The UDHR is basically legalese: one can expect that texts written in a different style might have different reduplication values.
While decreasing the MATTR window down to 2 will measure exact reduplication, the TTR is by definition unable to address another impressive feature of the VMS: quasi-reduplication (“semi repetition” in Koen’s words).
qokedy.okedy.qokeedy.okeedy (f84v) will be seen as something perfectly normal, with TTR=100%. Quasi-reduplication is also ignored in my plot, but of course it is possible to define ad-hoc measures to further analyse the phenomenon.
BTW, I want to congratulate again with Koen for opening this line of investigation. Like other statistical methods, MATTR allows to focus on some specific features of Voynichese and other languages. There is no single “silver bullet”, but all new angles add to the general picture and increase our understanding of the text.
Indeed, I had no idea beforehand that m5 would still be too large, but this appears to be the case.
I will be experimenting with lower windows and see what comes up.
Apart from that, I still believe the larger windows (m500) might be useful in classifying languages (and thus categorizing Voynichese). See my reply to Emma’s comment.
Excellent work Koen. I think this is well evidenced and argued. The outcomes are reasonable and specific: the Voynich text could be linguistic, but it still isn’t typical (at least for prose). I hope that you can find some corpus material to explore the Slavic languages.
About the Slavic languages, they naturally occupy the spot between Germanic/Romance vernacular on the one hand and Classical Latin on the other because of linguistic properties: the amount of noun cases and so forth. Medieval Latin is all over the place, but there will be other languages that, like Slavic, have their centre of gravity in the same zone.
It would be useful as a preliminary selection to find out which medieval languages with a similar amount of noun and verb forms. For Old Chuch Slavonic for example, this is *a lot*. Although many of them are formally identical, there is still a lot of variation.
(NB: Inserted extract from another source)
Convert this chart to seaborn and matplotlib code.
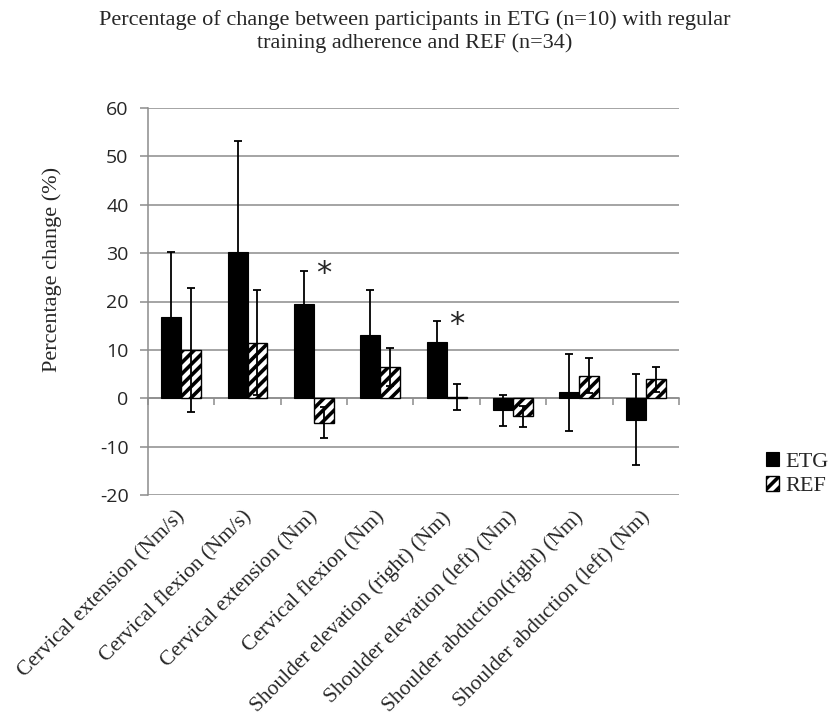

I recall reading Stolfi’s response to someone’s challenging him about some repetitious string – like dain, daiin, qokedy dain (or something of the sort) and he came back immediately with an exactly comparable string from some south-east Asian language, if I recall. If I can, I could try to find that again (or if anyone is in touch with him and could put the question again) would that he helpful?
About Marco’s list –
pre-1438 contact between Mediterranean peoples and Ecuador or Polynesia is not recorded, and I’m not suggesting Marco meant to imply it was. But some readers may not have encountered the documentary and archaeological evidence for pre-da Gama contact between Mediterranean peoples and other regions on his list – such as Southern China; the Philippines; Madagascar; southeast Asia and north-East India. Before the period 1404-1438, Armenian Christians were established in (mod.) Malaysia (which Ptolemy knew as the ‘Golden peninsula’.). By the late 13thC/early 14thC a number of Italians were in Guangdong, or rather its foreign traders’ port, Guangzhou. One Sicilian friar – Montecorvino- is now (I hope) pretty well known. And so on. I’m not trying to make a case for any language from Marco’s list, but in terms of the historical record, many are perfectly feasible. (and I’m sorry if this is o.t., Koen)
I might also mention that the Basque mariners are much neglected in historical studies of the medieval Mediterranean, and especially their role in creating some of our earliest among the ‘new’ sort of cartes marine (often, if wrongly called “portolan” charts). If you feel it worthwhile, and can find enough material, I’d be very interested to know how Basque might appear in your comparative charts. Sorry to say that I have no means to see or credit Marco’s work on this point.
Diane: you are right, I should certainly include Basque. Even from a purely linguistic standpoint this would be interesting.